Integration density ideally scales quadratically with the inverse of the structure size.
Hence, half the structure size should roughly result in a 4 times higher integration density.

Yet there are many contribution of losses that do not allow performance to scale linearly with the integration density.

Please correct me if I'm wrong. :)
mylka 10 Jan 2019
AMD kills there own marketing so much

hey we have these third gen cpus but the fourth gen is already being worked on

that's like if sony said hey we are launching the ps4 today but ps5 is already being worked on

like why would anyone buy the current gen when the next gen is already happening?

also great a $700usd gpu that will cost extra once you get next months power bill
APU master race!

this card is also senseless
its the same price as the 2080 and as fast
the only difference is 16GB | 8GB + RT
no game needs 8GB so why would i need 16?

if this card isnt much much cheaper than a 2080 i dont see 1 reason to buy it
Shmerl 10 Jan 2019
this card is also senseless
its the same price as the 2080 and as fast
the only difference is 16GB | 8GB + RT
no game needs 8GB so why would i need 16?

if this card isnt much much cheaper than a 2080 i dont see 1 reason to buy it

It's surely not a mainstream card.

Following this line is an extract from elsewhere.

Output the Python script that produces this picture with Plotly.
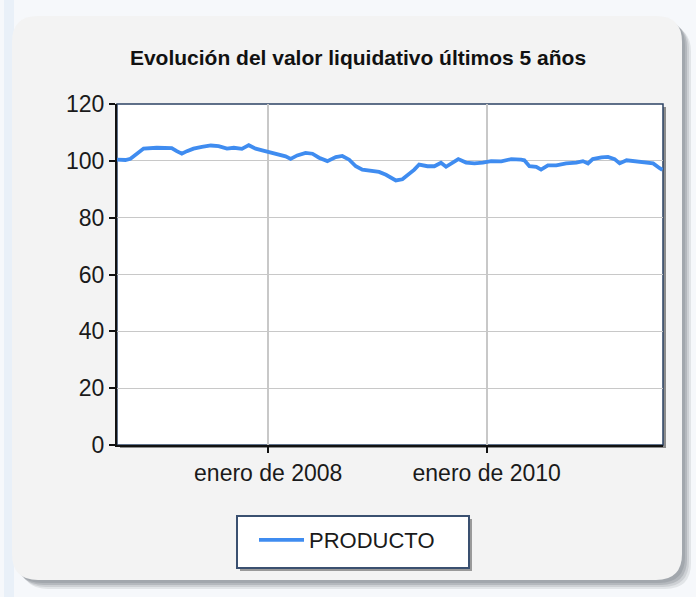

We should wait for something more reasonably priced while high end at the same time, I think.
Shmerl 10 Jan 2019
That's interesting:

https://www.pcworld.com/article/3332205/amd/amd-ceo-lisa-su-interview-ryzen-raytracing-radeon.html

“Some people may have noticed on the package some extra room,” she said with a chuckle. “There is some extra room on that package and I think you might expect we will have more than eight cores.” — Lisa Su.

So more than 8 core Ryzens are going to come out eventually.
mylka 10 Jan 2019
this card is also senseless
its the same price as the 2080 and as fast
the only difference is 16GB | 8GB + RT
no game needs 8GB so why would i need 16?

if this card isnt much much cheaper than a 2080 i dont see 1 reason to buy it

It's surely not a mainstream card. We should wait for something more reasonably priced while high end at the same time, I think.

thats not my point
both cards cost 700, both have kinda the same performance according to AMD
would you take 16GB, or 8GB + RT + DLSS

i dont see AMD winning here. at least nvidia has a competitor again and i hope both lower the prices for the new generation soon
Shmerl 10 Jan 2019
i dont see AMD winning here. at least nvidia has a competitor again and i hope both lower the prices for the new generation soon

They don't aim to. They can't beat Nvidia in power consumption yet for example, due to using GCN. But they still need to offer something competitive, so they are doing it.

If you expect something more drastic, that will only happen with new architecture.